> Given request
Set down word for word the lines running from the line with "Output the Python" to the line with "sh = ColumnDataSource(dict(y=shadow_y, v=shadow_v))", ends included. Skip every picture.

> Provided entries
┌──

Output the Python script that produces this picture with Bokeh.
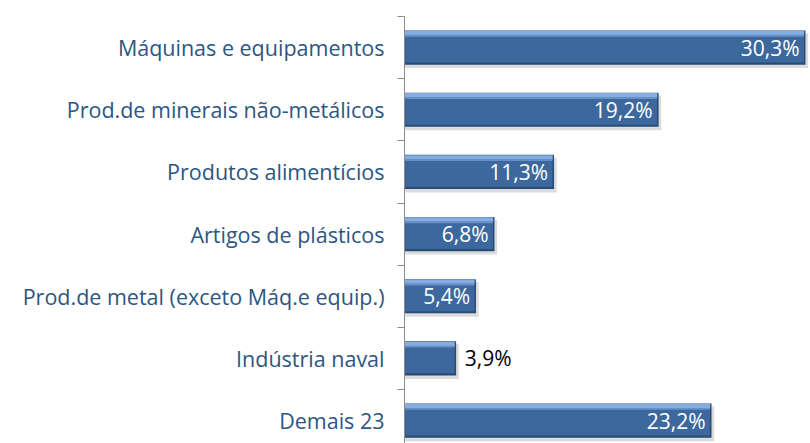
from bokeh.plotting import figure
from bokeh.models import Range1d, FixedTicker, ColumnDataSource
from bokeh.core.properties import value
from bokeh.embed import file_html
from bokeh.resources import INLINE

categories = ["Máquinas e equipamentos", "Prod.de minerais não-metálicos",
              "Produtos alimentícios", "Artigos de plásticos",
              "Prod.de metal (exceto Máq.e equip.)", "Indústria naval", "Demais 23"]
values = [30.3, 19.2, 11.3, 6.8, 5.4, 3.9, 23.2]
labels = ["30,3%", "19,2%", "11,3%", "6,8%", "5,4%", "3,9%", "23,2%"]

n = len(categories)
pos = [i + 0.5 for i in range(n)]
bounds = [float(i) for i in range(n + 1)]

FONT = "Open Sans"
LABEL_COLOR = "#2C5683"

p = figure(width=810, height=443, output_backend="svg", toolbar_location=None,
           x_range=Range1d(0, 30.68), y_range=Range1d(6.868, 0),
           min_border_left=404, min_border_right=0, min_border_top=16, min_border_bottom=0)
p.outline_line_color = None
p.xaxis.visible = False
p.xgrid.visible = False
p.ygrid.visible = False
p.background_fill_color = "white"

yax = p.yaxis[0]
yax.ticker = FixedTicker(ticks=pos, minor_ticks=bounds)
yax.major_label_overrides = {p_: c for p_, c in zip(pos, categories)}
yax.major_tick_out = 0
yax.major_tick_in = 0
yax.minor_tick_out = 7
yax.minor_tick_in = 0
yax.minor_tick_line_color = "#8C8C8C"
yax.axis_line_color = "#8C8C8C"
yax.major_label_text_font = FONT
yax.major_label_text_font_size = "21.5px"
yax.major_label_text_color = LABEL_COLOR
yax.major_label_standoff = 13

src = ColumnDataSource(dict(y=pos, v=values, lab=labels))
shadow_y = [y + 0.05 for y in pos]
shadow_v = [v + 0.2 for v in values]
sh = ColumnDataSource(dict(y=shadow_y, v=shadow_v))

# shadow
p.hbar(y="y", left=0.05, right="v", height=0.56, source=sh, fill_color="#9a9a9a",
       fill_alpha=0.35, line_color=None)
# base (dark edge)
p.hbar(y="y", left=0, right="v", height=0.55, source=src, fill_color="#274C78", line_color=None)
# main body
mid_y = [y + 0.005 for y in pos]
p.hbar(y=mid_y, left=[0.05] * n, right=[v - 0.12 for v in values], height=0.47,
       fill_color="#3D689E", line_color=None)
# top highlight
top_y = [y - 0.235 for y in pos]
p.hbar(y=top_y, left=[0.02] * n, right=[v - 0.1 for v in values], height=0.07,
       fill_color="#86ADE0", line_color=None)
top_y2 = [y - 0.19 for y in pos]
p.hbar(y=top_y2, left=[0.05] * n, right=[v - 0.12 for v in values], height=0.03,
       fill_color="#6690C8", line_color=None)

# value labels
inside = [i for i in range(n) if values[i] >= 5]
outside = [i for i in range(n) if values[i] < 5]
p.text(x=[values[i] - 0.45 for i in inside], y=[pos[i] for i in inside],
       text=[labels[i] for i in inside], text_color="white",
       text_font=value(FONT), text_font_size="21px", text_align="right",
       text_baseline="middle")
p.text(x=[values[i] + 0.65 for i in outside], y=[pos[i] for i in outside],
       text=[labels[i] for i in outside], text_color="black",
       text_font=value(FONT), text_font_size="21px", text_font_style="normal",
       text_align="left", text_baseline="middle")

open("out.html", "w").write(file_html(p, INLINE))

└──
┌──

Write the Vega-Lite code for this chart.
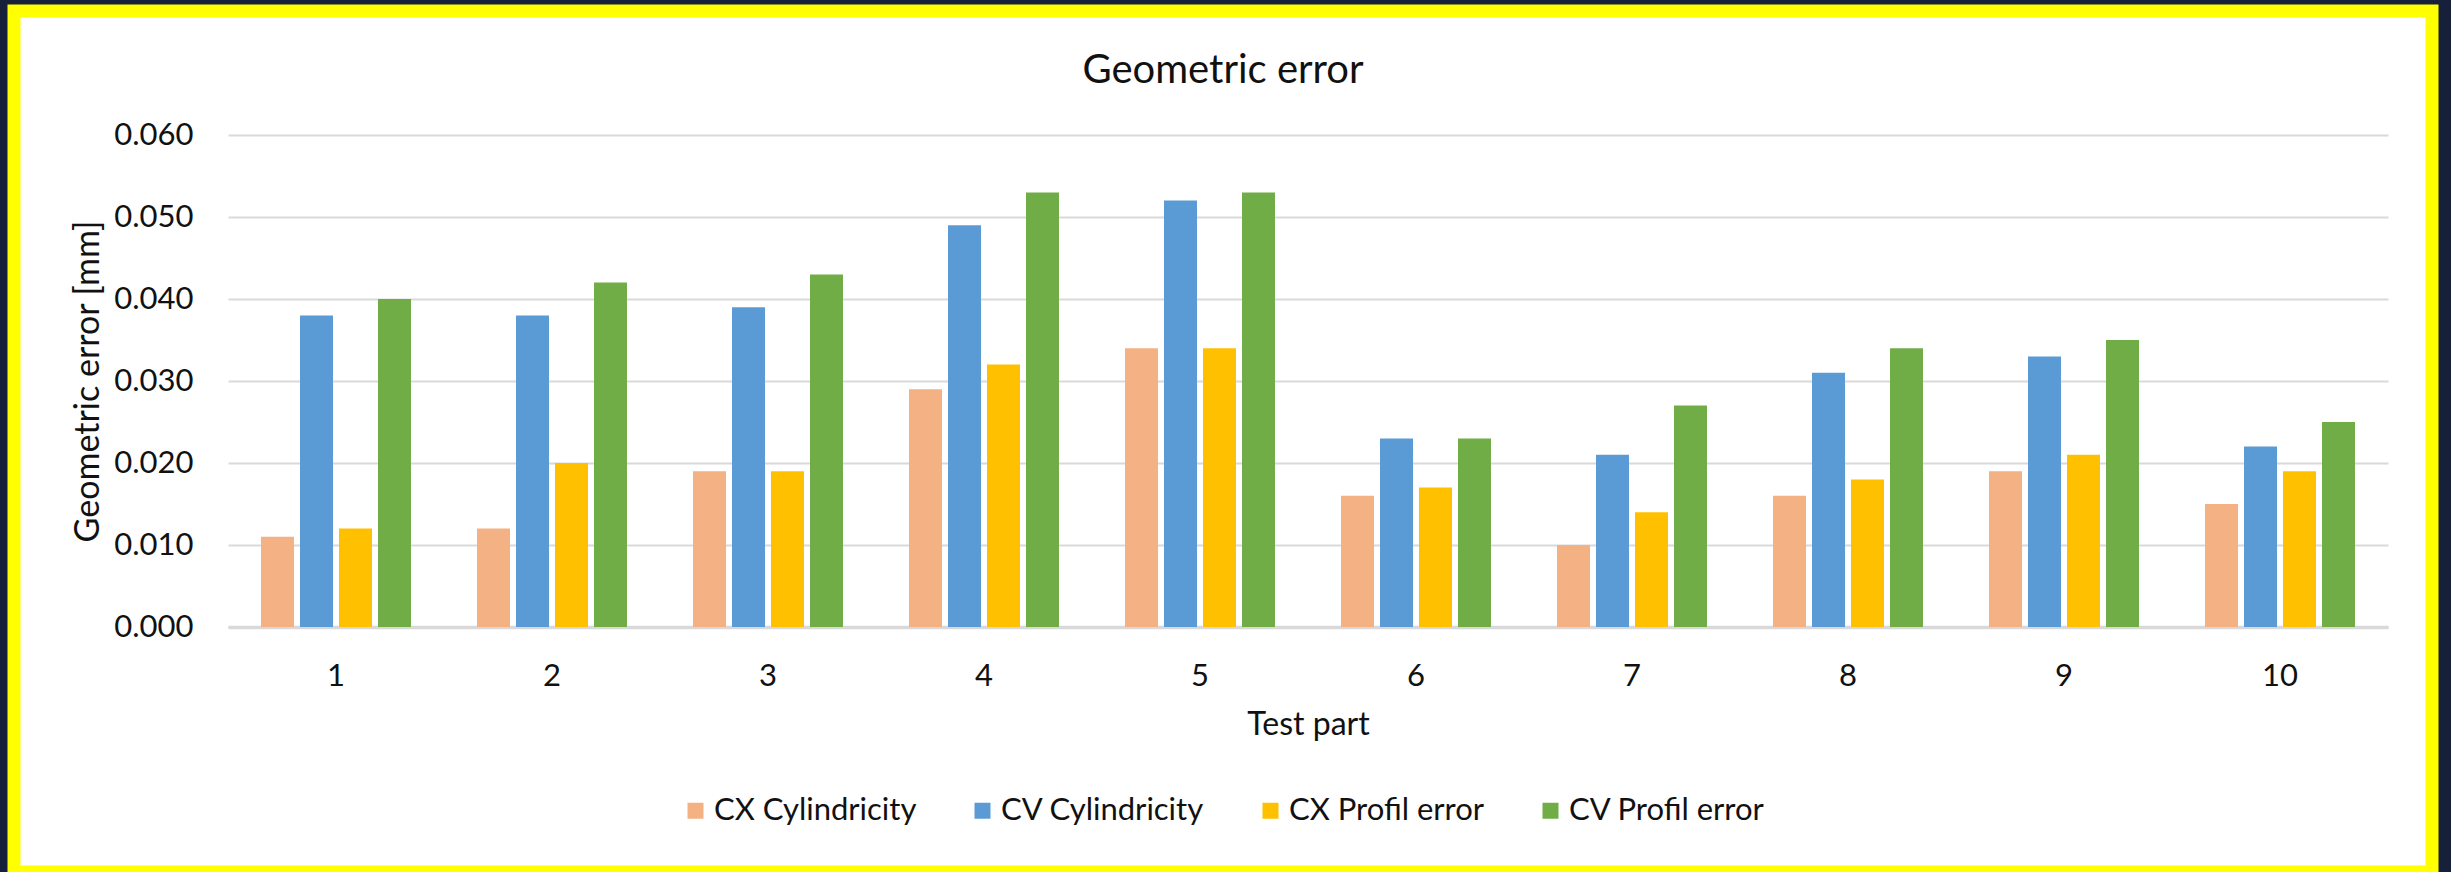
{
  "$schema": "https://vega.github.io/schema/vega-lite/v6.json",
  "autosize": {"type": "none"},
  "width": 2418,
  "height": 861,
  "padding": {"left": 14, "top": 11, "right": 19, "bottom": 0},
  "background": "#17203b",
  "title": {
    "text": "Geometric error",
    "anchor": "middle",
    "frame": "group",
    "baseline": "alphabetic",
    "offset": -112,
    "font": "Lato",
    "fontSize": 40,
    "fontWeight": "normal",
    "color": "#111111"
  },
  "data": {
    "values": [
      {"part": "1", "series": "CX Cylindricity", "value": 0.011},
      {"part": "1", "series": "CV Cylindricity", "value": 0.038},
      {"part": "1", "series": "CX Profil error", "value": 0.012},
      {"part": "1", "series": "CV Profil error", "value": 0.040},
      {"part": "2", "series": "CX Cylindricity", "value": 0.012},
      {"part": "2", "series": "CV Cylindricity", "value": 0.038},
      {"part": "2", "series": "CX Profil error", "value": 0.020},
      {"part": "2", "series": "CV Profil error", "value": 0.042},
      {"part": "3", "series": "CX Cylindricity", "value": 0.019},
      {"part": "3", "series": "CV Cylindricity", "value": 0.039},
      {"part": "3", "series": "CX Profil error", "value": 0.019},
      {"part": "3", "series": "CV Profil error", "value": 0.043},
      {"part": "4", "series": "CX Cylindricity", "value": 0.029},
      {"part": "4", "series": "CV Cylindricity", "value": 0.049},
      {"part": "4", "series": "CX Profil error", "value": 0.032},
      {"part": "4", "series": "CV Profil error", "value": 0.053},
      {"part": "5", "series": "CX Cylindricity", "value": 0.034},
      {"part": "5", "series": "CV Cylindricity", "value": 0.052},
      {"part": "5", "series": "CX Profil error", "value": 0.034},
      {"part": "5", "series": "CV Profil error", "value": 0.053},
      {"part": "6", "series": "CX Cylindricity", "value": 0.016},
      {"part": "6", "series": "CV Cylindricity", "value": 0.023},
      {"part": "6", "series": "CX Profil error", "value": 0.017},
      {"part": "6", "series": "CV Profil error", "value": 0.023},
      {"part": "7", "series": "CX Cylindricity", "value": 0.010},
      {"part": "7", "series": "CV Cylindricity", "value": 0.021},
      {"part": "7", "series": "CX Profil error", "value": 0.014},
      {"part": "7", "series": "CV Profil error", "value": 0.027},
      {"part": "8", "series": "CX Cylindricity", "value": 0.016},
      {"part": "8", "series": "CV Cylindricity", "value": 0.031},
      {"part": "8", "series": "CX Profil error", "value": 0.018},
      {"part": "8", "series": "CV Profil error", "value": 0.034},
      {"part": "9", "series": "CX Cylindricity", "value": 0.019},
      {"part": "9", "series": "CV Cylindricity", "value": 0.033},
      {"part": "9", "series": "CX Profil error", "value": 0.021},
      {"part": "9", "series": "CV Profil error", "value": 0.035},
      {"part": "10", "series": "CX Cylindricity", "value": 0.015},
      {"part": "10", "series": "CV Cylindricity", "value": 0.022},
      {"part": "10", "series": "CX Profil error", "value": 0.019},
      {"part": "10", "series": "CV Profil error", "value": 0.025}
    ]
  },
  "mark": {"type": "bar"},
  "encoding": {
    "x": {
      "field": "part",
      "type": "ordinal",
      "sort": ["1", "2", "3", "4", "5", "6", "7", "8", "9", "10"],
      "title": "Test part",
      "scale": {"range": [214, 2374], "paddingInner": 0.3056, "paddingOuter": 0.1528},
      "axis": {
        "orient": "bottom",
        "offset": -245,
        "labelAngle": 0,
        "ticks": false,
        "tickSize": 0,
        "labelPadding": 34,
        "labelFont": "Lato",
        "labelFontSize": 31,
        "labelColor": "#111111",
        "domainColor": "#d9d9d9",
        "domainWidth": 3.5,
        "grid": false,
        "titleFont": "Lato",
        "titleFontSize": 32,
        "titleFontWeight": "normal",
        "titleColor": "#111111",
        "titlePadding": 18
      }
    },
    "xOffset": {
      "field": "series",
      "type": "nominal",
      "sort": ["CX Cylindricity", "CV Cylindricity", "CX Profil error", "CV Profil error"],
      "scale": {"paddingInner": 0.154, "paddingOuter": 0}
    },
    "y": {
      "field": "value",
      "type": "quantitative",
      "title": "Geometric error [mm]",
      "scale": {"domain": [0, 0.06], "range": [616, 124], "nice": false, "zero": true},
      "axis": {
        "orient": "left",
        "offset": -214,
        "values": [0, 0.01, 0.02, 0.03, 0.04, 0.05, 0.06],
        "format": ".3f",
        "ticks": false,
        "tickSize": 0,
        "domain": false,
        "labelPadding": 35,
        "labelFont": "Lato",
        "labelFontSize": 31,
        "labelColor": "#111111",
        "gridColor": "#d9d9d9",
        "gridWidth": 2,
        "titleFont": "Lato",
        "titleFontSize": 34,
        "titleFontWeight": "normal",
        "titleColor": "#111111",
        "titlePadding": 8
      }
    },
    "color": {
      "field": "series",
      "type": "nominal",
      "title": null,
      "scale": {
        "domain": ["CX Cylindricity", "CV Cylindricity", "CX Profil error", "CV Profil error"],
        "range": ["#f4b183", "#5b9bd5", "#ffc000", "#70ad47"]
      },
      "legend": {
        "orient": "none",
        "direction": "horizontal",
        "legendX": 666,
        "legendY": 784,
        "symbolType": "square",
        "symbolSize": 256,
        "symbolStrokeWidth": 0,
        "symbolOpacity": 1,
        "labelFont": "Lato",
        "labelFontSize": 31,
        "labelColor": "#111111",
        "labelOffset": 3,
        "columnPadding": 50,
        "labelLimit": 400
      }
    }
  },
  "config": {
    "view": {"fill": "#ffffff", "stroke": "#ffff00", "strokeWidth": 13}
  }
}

└──
┌──

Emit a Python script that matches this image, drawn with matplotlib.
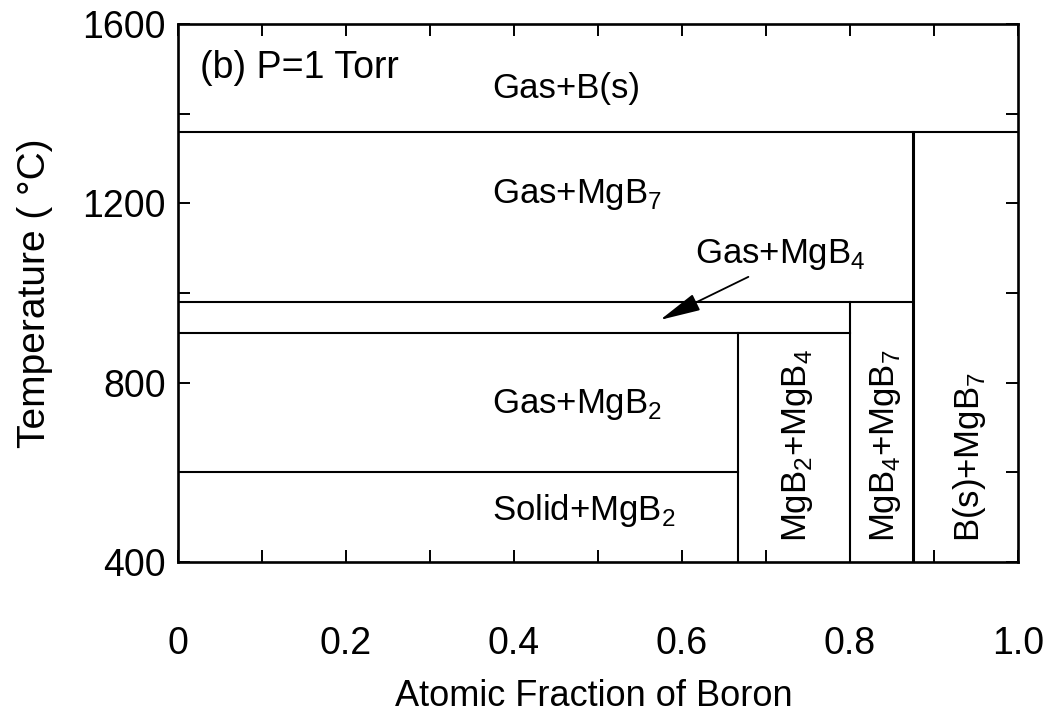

└──

> Answer below
Output the Python script that produces this picture with Bokeh.
from bokeh.plotting import figure
from bokeh.models import Range1d, FixedTicker, ColumnDataSource
from bokeh.core.properties import value
from bokeh.embed import file_html
from bokeh.resources import INLINE

categories = ["Máquinas e equipamentos", "Prod.de minerais não-metálicos",
              "Produtos alimentícios", "Artigos de plásticos",
              "Prod.de metal (exceto Máq.e equip.)", "Indústria naval", "Demais 23"]
values = [30.3, 19.2, 11.3, 6.8, 5.4, 3.9, 23.2]
labels = ["30,3%", "19,2%", "11,3%", "6,8%", "5,4%", "3,9%", "23,2%"]

n = len(categories)
pos = [i + 0.5 for i in range(n)]
bounds = [float(i) for i in range(n + 1)]

FONT = "Open Sans"
LABEL_COLOR = "#2C5683"

p = figure(width=810, height=443, output_backend="svg", toolbar_location=None,
           x_range=Range1d(0, 30.68), y_range=Range1d(6.868, 0),
           min_border_left=404, min_border_right=0, min_border_top=16, min_border_bottom=0)
p.outline_line_color = None
p.xaxis.visible = False
p.xgrid.visible = False
p.ygrid.visible = False
p.background_fill_color = "white"

yax = p.yaxis[0]
yax.ticker = FixedTicker(ticks=pos, minor_ticks=bounds)
yax.major_label_overrides = {p_: c for p_, c in zip(pos, categories)}
yax.major_tick_out = 0
yax.major_tick_in = 0
yax.minor_tick_out = 7
yax.minor_tick_in = 0
yax.minor_tick_line_color = "#8C8C8C"
yax.axis_line_color = "#8C8C8C"
yax.major_label_text_font = FONT
yax.major_label_text_font_size = "21.5px"
yax.major_label_text_color = LABEL_COLOR
yax.major_label_standoff = 13

src = ColumnDataSource(dict(y=pos, v=values, lab=labels))
shadow_y = [y + 0.05 for y in pos]
shadow_v = [v + 0.2 for v in values]
sh = ColumnDataSource(dict(y=shadow_y, v=shadow_v))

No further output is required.